Я очень долго выбирала вариант обмена. Ведь более сорока лет мы жили отдельно от родителей. Посмотрев около сорока квартир, сделала выбор. Важным фактором для выбора была максимальная изолированность. Квартира моя устроена так: в одну сторону от входа две изолированные комнаты, 14,5 и 19,5 метров, т.е. практически именно так, как была устроена родительская квартира в Сосновой Поляне. Планировалось перевезти и их мебель, и организовать всё так, чтобы им легче было адаптироваться. В середине квартиры – кухня, санузел. В другую сторону от входа – большая комната, которая планировалась как «моя». Около этой комнаты есть как бы небольшой тамбур, и я думала поставить там вторую дверь.
Я не настолько мизантроп, это реальность. Например, родители по вечерам смотрели телевизор, и это было для меня жутко громко… Разный режим, весьма радикально разный, кто когда ложится спать и когда встает…
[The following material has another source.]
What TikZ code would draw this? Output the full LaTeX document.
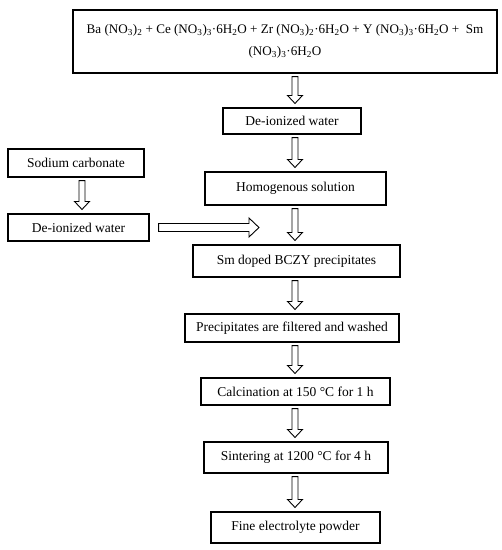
\documentclass[tikz,border=0pt]{standalone}
\usepackage{fontspec}
\setmainfont{Liberation Serif}
\usetikzlibrary{calc}
\newcommand{\chemsub}[1]{\textsubscript{#1}}

\begin{document}
\begin{tikzpicture}[x=1pt, y=-1pt, font=\fontsize{13.5}{19}\selectfont,
    box/.style={draw, line width=1.1pt, inner sep=0pt, align=center},
    arrow shaft/.store in=\arrshaft, arrow shaft=3pt,
    arrow wing/.store in=\arrwing, arrow wing=7.5pt,
    arrow head/.store in=\arrhead, arrow head=8pt,
    blockarrow/.style={draw, line width=0.9pt, to path={
        ($(\tikztostart)!3pt!(\tikztotarget)$) coordinate (ba-s)
        ($(\tikztotarget)!4pt!(\tikztostart)$) coordinate (ba-t)
        ($(ba-t)!\arrhead!(ba-s)$) coordinate (ba-h)
        ($(ba-s)!\arrshaft!90:(ba-t)$) -- ($(ba-h)!\arrshaft!90:(ba-t)$)
        -- ($(ba-h)!\arrwing!90:(ba-t)$) -- (ba-t)
        -- ($(ba-h)!\arrwing!-90:(ba-t)$) -- ($(ba-h)!\arrshaft!-90:(ba-t)$)
        -- ($(ba-s)!\arrshaft!-90:(ba-t)$) -- cycle}},
    bigarrow/.style={blockarrow, arrow shaft=4pt, arrow wing=9.5pt, arrow head=10pt}]
\useasboundingbox (0,0) rectangle (502,550);
\coordinate (axis) at (295,0);

% main line
\node [box, minimum width=424pt, minimum height=63pt, font=\fontsize{13.1}{22}\selectfont] (salts) at (285,41.5)
    {Ba (NO\chemsub{3})\chemsub{2} + Ce (NO\chemsub{3})\chemsub{3}·6H\chemsub{2}O + Zr (NO\chemsub{3})\chemsub{2}·6H\chemsub{2}O + Y (NO\chemsub{3})\chemsub{3}·6H\chemsub{2}O +\ \ Sm\\(NO\chemsub{3})\chemsub{3}·6H\chemsub{2}O};
\node [box, minimum width=138pt, minimum height=26pt] (dwtop) at (292,121) {De-ionized water};
\node [box, minimum width=181pt, minimum height=33pt] (homog) at (295.5,188.5) {Homogenous solution};
\node [box, minimum width=207pt, minimum height=32pt] (sm) at (296.5,261) {Sm doped BCZY precipitates};
\node [box, minimum width=214pt, minimum height=28pt] (prec) at (292,328) {Precipitates are filtered and washed};
\node [box, minimum width=189pt, minimum height=27pt] (calc) at (295.5,391.5) {Calcination at 150 °C for 1 h};
\node [box, minimum width=184pt, minimum height=31pt] (sint) at (296,457.5) {Sintering at 1200 °C for 4 h};
\node [box, minimum width=169pt, minimum height=31pt] (fine) at (295.5,527.5) {Fine electrolyte powder};

% side line
\node [box, minimum width=136pt, minimum height=28pt] (soda) at (76,163) {Sodium carbonate};
\node [box, minimum width=141pt, minimum height=27pt] (dwside) at (78.5,227.5) {De-ionized water};
\coordinate (feed) at (263,227.5);

\draw [blockarrow] (salts.south -| axis) to (dwtop.north -| axis);
\draw [blockarrow] (dwtop.south -| axis) to (homog.north -| axis);
\draw [blockarrow] (homog.south -| axis) to (sm.north -| axis);
\draw [blockarrow] (sm.south -| axis) to (prec.north -| axis);
\draw [blockarrow] (prec.south -| axis) to (calc.north -| axis);
\draw [blockarrow] (calc.south -| axis) to (sint.north -| axis);
\draw [blockarrow] (sint.south -| axis) to (fine.north -| axis);
\draw [blockarrow] ([xshift=6pt]soda.south) to ([xshift=3.5pt]dwside.north);
\draw [bigarrow] ($(dwside.east)+(6,0)$) to (feed);
\end{tikzpicture}
\end{document}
Найдя этот вариант, я решилась. Сделали ремонт, привезли «на пробу» родителей. Прожили они у меня одиннадцать дней. И все время просились к себе. Потом настало лето, дача… Потом еще попытка…
Нет, они отказались. Решили, что пока их двое, так тому и быть…
Однако когда папа умер, в 2002 году, мама осталась одна, но она продолжала жить в своей привычной квартире. Только под конец ее жизни я ее забрала к себе, почти обманом. Из больницы, вроде как на время… Но это было уже для нее навсегда. Последний год мама была лежачей. Естественно, это было у меня. Она умерла в 2010 г.
И вот живу я на Поварском переулке, дом 5.
Совсем рядом со Стремянной. Думаю, что при выборе это сыграло роль, хотя тогда это не было осознанным. Однако… И об этом я писала в сборнике «Сумерки Сайгона», как мы девчонками бегали смотреть на эту городскую легенду… Моя тяга к центру, к Петербургу из Ленинграда, была в какой-то мере всегда, и, видимо, оказались важными детские впечатления.
Моя квартира ни капли не похожа на ту, на Стремянной. Дворовый флигель, бывшая черная лестница, никакой архитектуры. Но место…
Я люблю свою квартиру. До Невского мне ходу пять минут. До Марата – минуты три. До Владимирского – ну, четыре… Я хожу пешком в Филармонию. И много еще куда. Вокруг меня четыре станции метро.